There are many such experiences that cause us cognitive shock, disrupting our basic framework for making sense of the social world. These may not involve any threat or injury to our physical being but are traumatic for the mind. Lacan's writings draw attention to the way it is often transition points in a person's life, such as bereavement, loss of parents, promotion, marriage, birth of a child, or retirement, that trigger a major mental breakdown. At such points, the person is confronted again by questions such as 'who am I?' and 'what is my place in the world?' Prior to such challenges, the person's mental equilibrium may be held in place by supporting social and workplace structures that help to maintain a particular image of who that person is.

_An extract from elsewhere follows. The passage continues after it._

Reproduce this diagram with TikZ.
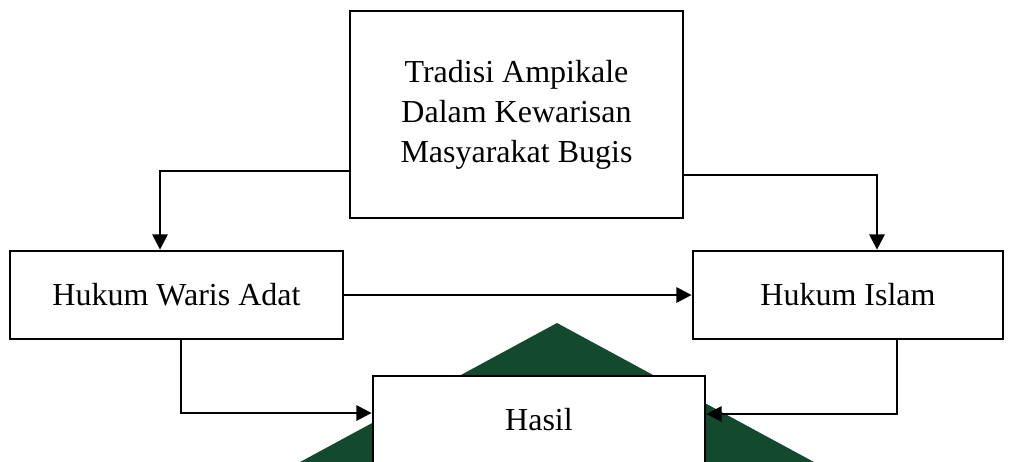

The first cognitive shock for most infants is the realisation that mother has desires and needs beyond the baby. The healthy response to this is to protest and try to seduce and elicit mother's attention - before gradually coming to terms with the reality that she has other interests and desires, and that there is a father (or fathering one). Some children never do come to terms with this reality of a third party - mother's life beyond the dyad with mother. This seemingly gratifying position is a catastrophe for the child, preventing him or her moving on to an identity as an autonomous being who can move, with certain degrees of freedom, within the societal matrix. The opportunity for the child to move beyond the mother and engage with the fathering one (who could be female) is a crucial developmental component, liberating the child from the mother's need or desire. The child is able to name 'father' as the rival for mother's love - and this becomes the linguistic ticket for the developmental ride. When this is missing, severe but subtle disturbances or deficits in the person's mind may be present.

Many such cognitive shocks involve the place of the father, in one way or another. Perhaps the father has been too strong and dominating, too present - or insufficiently present - or insufficiently responsive. Later, the child who has become an adult may experience difficulty when he becomes a father or is promoted to a position of authority - in the inarticulate depths of his mind, he encounters a hole where the father should be. Or the little girl may grow up uncertain how to relate to men - again encountering a hole where the concept of a man should be. Thus, the problem is originally either how to be a father or how to relate to a father. Further cognitive shocks occur when the father's role is called into question - something is revealed which undermines his place and image. When this occurs, the whole structural fabric of meaning, the inner map of the social world, may start to unravel.

Although many of these components of mental life and development can be complex, we can gradually lay them out and target them for energy psychological interventions. In my own work, I combine acupoint tapping, with Blue Diamond Healing - directing the silver-rainbow energies to all the areas in need of healing and bringing in new information, frequencies and coding, to reset the person's system to its true organic living template.